As regular readers of the blog are painfully aware, prior to the arrival of "Supremacy Claus," the one who now objects to the level of discourse was the single largest contributor to its degradation, with frequent use of argumentum ad hominem and with attacks on nonlawyers equally and oppositely as offensive as the other S.C.'s attacks on lawyers.

Yes, our host could indeed do a bit more to raise the level of discourse. Banning both "Supremacy Claus" and "S.cotus" would do much.

Posted by: Kent Scheidegger | May 11, 2009 11:28:46 AM

There is an old saying (well, old in internet time): Don't feed the trolls.

Posted by: Anon | May 11, 2009 12:28:56 PM

Supremacy Claus, what is your purpose for posting? Far be it from me to be an enforcer of civility here, but it seems that you have a pattern of simply ranting about lawyerdom etc. etc., which people simply do not take seriously If your goal is to simply disrupt commentary, I wish you'd be honest about it. If your goal is to show people that you can say outrageous things, then you've succeeded. I think there's a spot for people like you to comment here. The legal system should be open to critiques from non-lawyers, and lawyers should answer honest criticism. Yours doesn't seem to be that.

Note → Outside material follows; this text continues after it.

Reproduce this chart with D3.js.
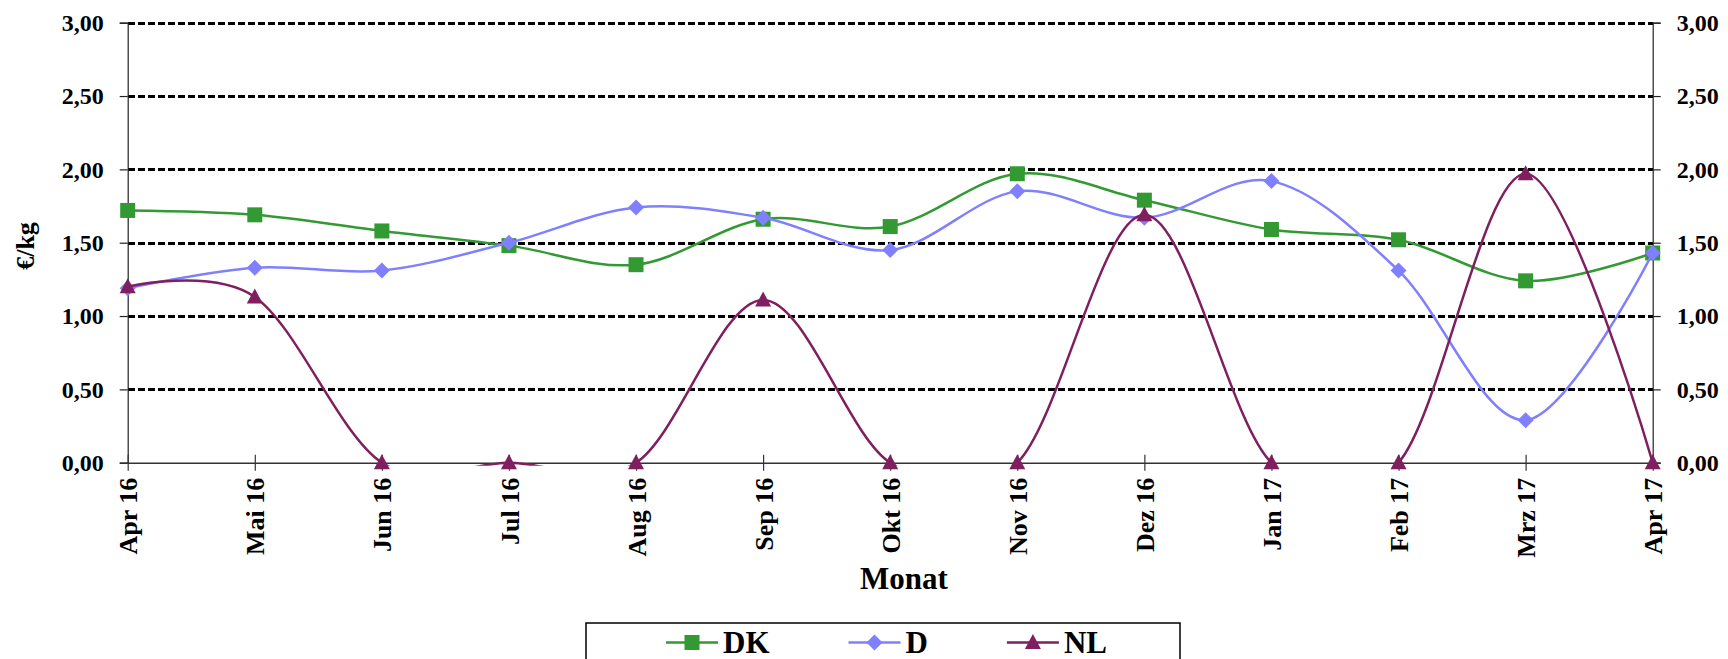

You seem to want a place at this metaphorical table. Constantly breaking wind precludes you from an invitation.

Like I said, far be it from me to demand decorum, but SC, I think your posts simply are not worth your time. No one is really paying attention to them.

As for S.cotus, even when he posted stuff about the law, it typically wasn't all that insightful. That coupled with his boorishness made for tedium. As much as S.cotus wishes, snark is not a synonym for erudition.

Posted by: federalist | May 11, 2009 3:18:08 PM

Federalist: Ad hominem attack beats trying to rebut a point about the total failure of every goal of every law subject. Personal attack is the way of the cult.

As a lawyer, why don't you leave our country alone? I don't have to ask, what is your purpose. It is rent seeking.

Here is an idea. Start obeying the Establishment Clause, and stop spouting supernatural doctrines.

Posted by: Supremacy Claus | May 11, 2009 9:39:22 PM

Why compare with Texas? Doesn't each state have enough to present without the additional commentary?